The full team arrived in Deerfield Beach March 16th and worked through the 20. Following meetings with city planning staff on Tuesday, March 17, the team conducted a tour of the study area. That afternoon, a group of almost 30 stakeholders met with the team. Team leader "Pete" Pointner, FAICP conducted a SWOT (strengths, weaknesses, opportunities, threats) analysis and engaged the local group in conversation about their vision for a revitalized town center. The team worked closely with city planning staff throughout the week to develop land use and urban design plans for areas north and south of Hillsboro Boulevard near Dixie Highway.

Team leader Pete Pointner, FAICP and APA project manager Ryan Scherzinger traveled to Deerfield Beach on November 13, 2014 for a preliminary site visit. The two met with Deerfield Beach's Director of Planning and Development Services Amanda Martinez, AICP and members of her staff to discuss the project and tour the study area.
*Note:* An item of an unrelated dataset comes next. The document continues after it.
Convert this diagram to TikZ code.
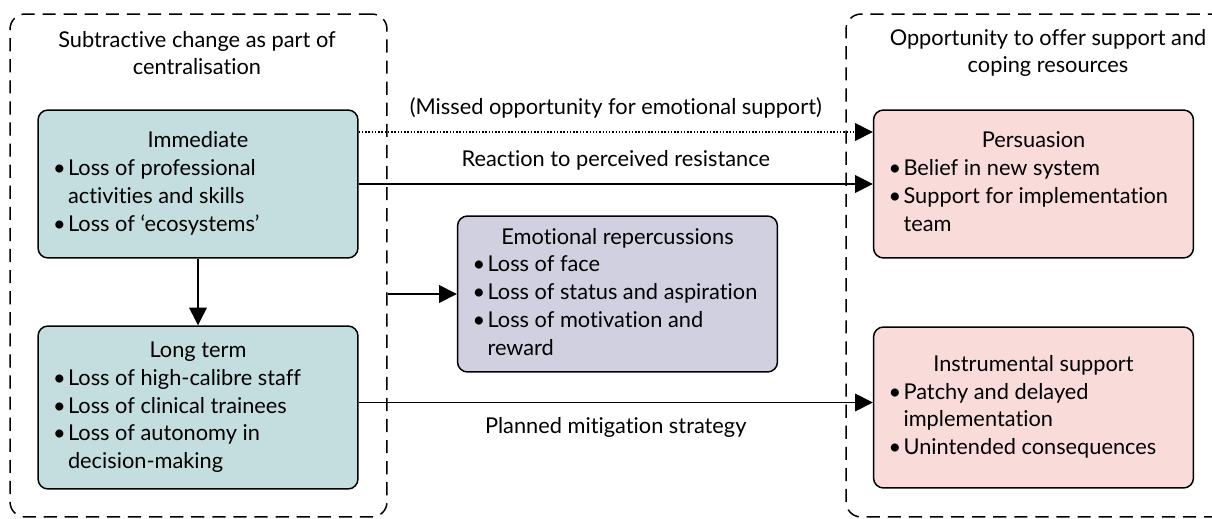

Pointner and Scherzinger also met with City Manager Burgess Hanson and toured several other coastal communities in the region for further context and comparative examples.

News Coverage of the Deerfield Beach, Florida Project

The Sun Sentinel: "Vacant site part of development plans"

Pelican Paper: Old Deerfield could be transformed as "Pionerr Grove" say planners

Meet the Team

N.J. 'Pete' Pointner, FAICP
Team Leader

"Pete" Pointner, FAICP

Pete Pointner has focused his more than 50-year career on environmentally based planning and context sensitive design assignments.  He has taught at the university level and has extensive experience as a consultant, municipal planner, and coordinating consultant for major public works projects and private developments. He has carried out assignments for more than 100 public sector clients and directed projects in 25 states and four foreign countries. His experience includes serving as as acting director of planning for five communities. He is the author of Planning Connections, Human, Natural and Man Made. Visit his website

 Robert Gibbs, AICP
Team Member

Robert Gibbs, AICP, ASLA

Robert Gibbs is an urban planning consultant who has contributed to over 400 master plans across the U.S. He also planned Michigan's first 10 New Urban communities and Form Based Codes. He founded GPG in 1988, and has prior experience with JJR/Smith and Taubman Centers. In 2012, Gibbs was honored by the Clinton Presidential Library for his life's contributions to urban planning and development and by the City of Auckland, New Zealand, for his planning innovations. During the past 20 years, Gibbs has taught a continuing education course on urban retail planning and development at Harvard's Graduate School of Design.

Margaret Rifkin, AICP
Team Member

Margaret Rifkin, AICP, RLA

Margaret K. Rifkin is an urban designer and planner for the Maryland-National Capital Park and Planning Commission in Montgomery County, Maryland. Her work has focused on plans for transforming suburban areas into walkable, mixed-use centers and on urban infill development. She recently led an innovative outreach process for the Bethesda Downtown Plan. Rifkin is a member of APA's Urban Design and Preservation Division executive committee and leads its webinar program. She is an active member of the Congress for the New Urbanism and is a Registered Landscape Architect in the State of Maryland. Rifkin holds master's degrees in landscape architecture and city and regional planning.

Adam Rosa, AICP
Team Member

Adam Rosa, AICP

Over the past 16 years, Adam Rosa has demonstrated the ability to create implementable planning and design concepts focused on placemaking and improving existing neighborhoods. He believes that successful communities must blend transportation infrastructure and public space with appropriate land use and urban form. In his work with cities from Buffalo to Honolulu (and places in between), Rosa continuously strives to generate creative ideas and solutions that capture the culture, spirit and potential of the local community. He is a senior associate with Camiros, Ltd. and was recently chosen as one of the Next City Vanguard 40-under-40 "high-level, creative and ambitious people who seek to improve their cities."